Data provided:

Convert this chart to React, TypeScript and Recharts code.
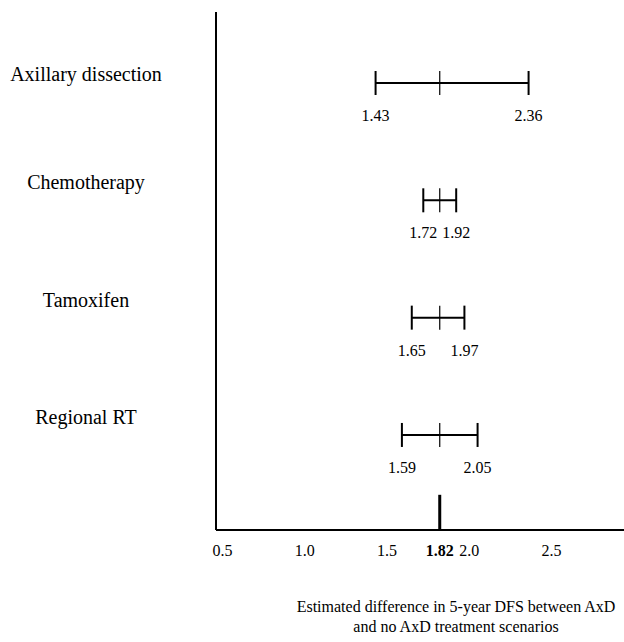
import {
  ScatterChart,
  Scatter,
  XAxis,
  YAxis,
  ErrorBar,
  ReferenceLine,
} from 'recharts'

const categories = ['Axillary dissection', 'Chemotherapy', 'Tamoxifen', 'Regional RT']
const lows = [1.43, 1.72, 1.65, 1.59]
const highs = [2.36, 1.92, 1.97, 2.05]
const baseCase = 1.82
const xTicks = [0.5, 1.0, 1.5, 1.82, 2.0, 2.5]
const rowTicks = [1, 2, 3, 4]

const font = '"Liberation Serif", "Times New Roman", serif'

const rows = categories.map((name, i) => ({
  name,
  row: i + 1,
  x: baseCase,
  err: [baseCase - lows[i], highs[i] - baseCase],
}))
const lowPts = rows.map((r, i) => ({ row: r.row, x: lows[i] }))
const highPts = rows.map((r, i) => ({ row: r.row, x: highs[i] }))

function CenterTick(props: any) {
  const { cx, cy } = props
  return <line x1={cx} x2={cx} y1={cy - 12} y2={cy + 12} stroke="#000" strokeWidth={1.2} />
}

function ValueLabel(props: any) {
  const { cx, cy, payload } = props
  return (
    <text x={cx} y={cy + 38} textAnchor="middle" style={{ fontFamily: font }} fontSize={16} fill="#000">
      {payload.x.toFixed(2)}
    </text>
  )
}

function XTick(props: any) {
  const { x, y, payload } = props
  const isBase = payload.value === baseCase
  return (
    <text
      x={x}
      y={y + 18}
      textAnchor="middle"
      style={{ fontFamily: font }}
      fontSize={16}
      fontWeight={isBase ? 'bold' : 'normal'}
      fill="#000"
    >
      {isBase ? payload.value.toFixed(2) : payload.value.toFixed(1)}
    </text>
  )
}

function YTick(props: any) {
  const { y, payload } = props
  const dy = payload.value === 1 ? -2 : -11
  return (
    <text x={86} y={y + dy} textAnchor="middle" style={{ fontFamily: font }} fontSize={20} fill="#000">
      {categories[payload.value - 1]}
    </text>
  )
}

export default function App() {
  return (
    <div style={{ position: 'absolute', left: 0, top: 0, width: 624, height: 642, background: '#fff' }}>
      <ScatterChart width={624} height={642} margin={{ top: 12, right: 0, bottom: 82, left: 0 }}>
        <XAxis
          type="number"
          dataKey="x"
          domain={[0.46, 2.94]}
          ticks={xTicks}
          tick={<XTick />}
          tickLine={false}
          axisLine={{ stroke: '#000', strokeWidth: 2 }}
          height={30}
          allowDataOverflow
        />
        <YAxis
          type="number"
          dataKey="row"
          domain={[0.395, 4.81]}
          reversed
          ticks={rowTicks}
          tick={<YTick />}
          tickLine={false}
          axisLine={{ stroke: '#000', strokeWidth: 2 }}
          width={216}
          allowDataOverflow
        />
        <ReferenceLine
          segment={[
            { x: baseCase, y: 4.51 },
            { x: baseCase, y: 4.81 },
          ]}
          stroke="#000"
          strokeWidth={3}
          ifOverflow="visible"
        />
        <Scatter data={rows} dataKey="x" shape={<CenterTick />} isAnimationActive={false}>
          <ErrorBar
            dataKey="err"
            direction="x"
            width={12}
            stroke="#000"
            strokeWidth={2}
            isAnimationActive={false}
          />
        </Scatter>
        <Scatter data={lowPts} shape={<ValueLabel />} isAnimationActive={false} />
        <Scatter data={highPts} shape={<ValueLabel />} isAnimationActive={false} />
      </ScatterChart>
      <div
        style={{
          position: 'absolute',
          left: 256,
          width: 400,
          top: 597,
          textAlign: 'center',
          fontFamily: font,
          fontSize: 16,
          lineHeight: '20px',
          color: '#000',
        }}
      >
        Estimated difference in 5-year DFS between AxD
        <br />
        and no AxD treatment scenarios
      </div>
    </div>
  )
}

Exercise directions: What is needed is an exact reproduction of the data, pictures excluded.

Response:
Convert this chart to React, TypeScript and Recharts code.
import {
  ScatterChart,
  Scatter,
  XAxis,
  YAxis,
  ErrorBar,
  ReferenceLine,
} from 'recharts'

const categories = ['Axillary dissection', 'Chemotherapy', 'Tamoxifen', 'Regional RT']
const lows = [1.43, 1.72, 1.65, 1.59]
const highs = [2.36, 1.92, 1.97, 2.05]
const baseCase = 1.82
const xTicks = [0.5, 1.0, 1.5, 1.82, 2.0, 2.5]
const rowTicks = [1, 2, 3, 4]

const font = '"Liberation Serif", "Times New Roman", serif'

const rows = categories.map((name, i) => ({
  name,
  row: i + 1,
  x: baseCase,
  err: [baseCase - lows[i], highs[i] - baseCase],
}))
const lowPts = rows.map((r, i) => ({ row: r.row, x: lows[i] }))
const highPts = rows.map((r, i) => ({ row: r.row, x: highs[i] }))

function CenterTick(props: any) {
  const { cx, cy } = props
  return <line x1={cx} x2={cx} y1={cy - 12} y2={cy + 12} stroke="#000" strokeWidth={1.2} />
}

function ValueLabel(props: any) {
  const { cx, cy, payload } = props
  return (
    <text x={cx} y={cy + 38} textAnchor="middle" style={{ fontFamily: font }} fontSize={16} fill="#000">
      {payload.x.toFixed(2)}
    </text>
  )
}

function XTick(props: any) {
  const { x, y, payload } = props
  const isBase = payload.value === baseCase
  return (
    <text
      x={x}
      y={y + 18}
      textAnchor="middle"
      style={{ fontFamily: font }}
      fontSize={16}
      fontWeight={isBase ? 'bold' : 'normal'}
      fill="#000"
    >
      {isBase ? payload.value.toFixed(2) : payload.value.toFixed(1)}
    </text>
  )
}

function YTick(props: any) {
  const { y, payload } = props
  const dy = payload.value === 1 ? -2 : -11
  return (
    <text x={86} y={y + dy} textAnchor="middle" style={{ fontFamily: font }} fontSize={20} fill="#000">
      {categories[payload.value - 1]}
    </text>
  )
}

export default function App() {
  return (
    <div style={{ position: 'absolute', left: 0, top: 0, width: 624, height: 642, background: '#fff' }}>
      <ScatterChart width={624} height={642} margin={{ top: 12, right: 0, bottom: 82, left: 0 }}>
        <XAxis
          type="number"
          dataKey="x"
          domain={[0.46, 2.94]}
          ticks={xTicks}
          tick={<XTick />}
          tickLine={false}
          axisLine={{ stroke: '#000', strokeWidth: 2 }}
          height={30}
          allowDataOverflow
        />
        <YAxis
          type="number"
          dataKey="row"
          domain={[0.395, 4.81]}
          reversed
          ticks={rowTicks}
          tick={<YTick />}
          tickLine={false}
          axisLine={{ stroke: '#000', strokeWidth: 2 }}
          width={216}
          allowDataOverflow
        />
        <ReferenceLine
          segment={[
            { x: baseCase, y: 4.51 },
            { x: baseCase, y: 4.81 },
          ]}
          stroke="#000"
          strokeWidth={3}
          ifOverflow="visible"
        />
        <Scatter data={rows} dataKey="x" shape={<CenterTick />} isAnimationActive={false}>
          <ErrorBar
            dataKey="err"
            direction="x"
            width={12}
            stroke="#000"
            strokeWidth={2}
            isAnimationActive={false}
          />
        </Scatter>
        <Scatter data={lowPts} shape={<ValueLabel />} isAnimationActive={false} />
        <Scatter data={highPts} shape={<ValueLabel />} isAnimationActive={false} />
      </ScatterChart>
      <div
        style={{
          position: 'absolute',
          left: 256,
          width: 400,
          top: 597,
          textAlign: 'center',
          fontFamily: font,
          fontSize: 16,
          lineHeight: '20px',
          color: '#000',
        }}
      >
        Estimated difference in 5-year DFS between AxD
        <br />
        and no AxD treatment scenarios
      </div>
    </div>
  )
}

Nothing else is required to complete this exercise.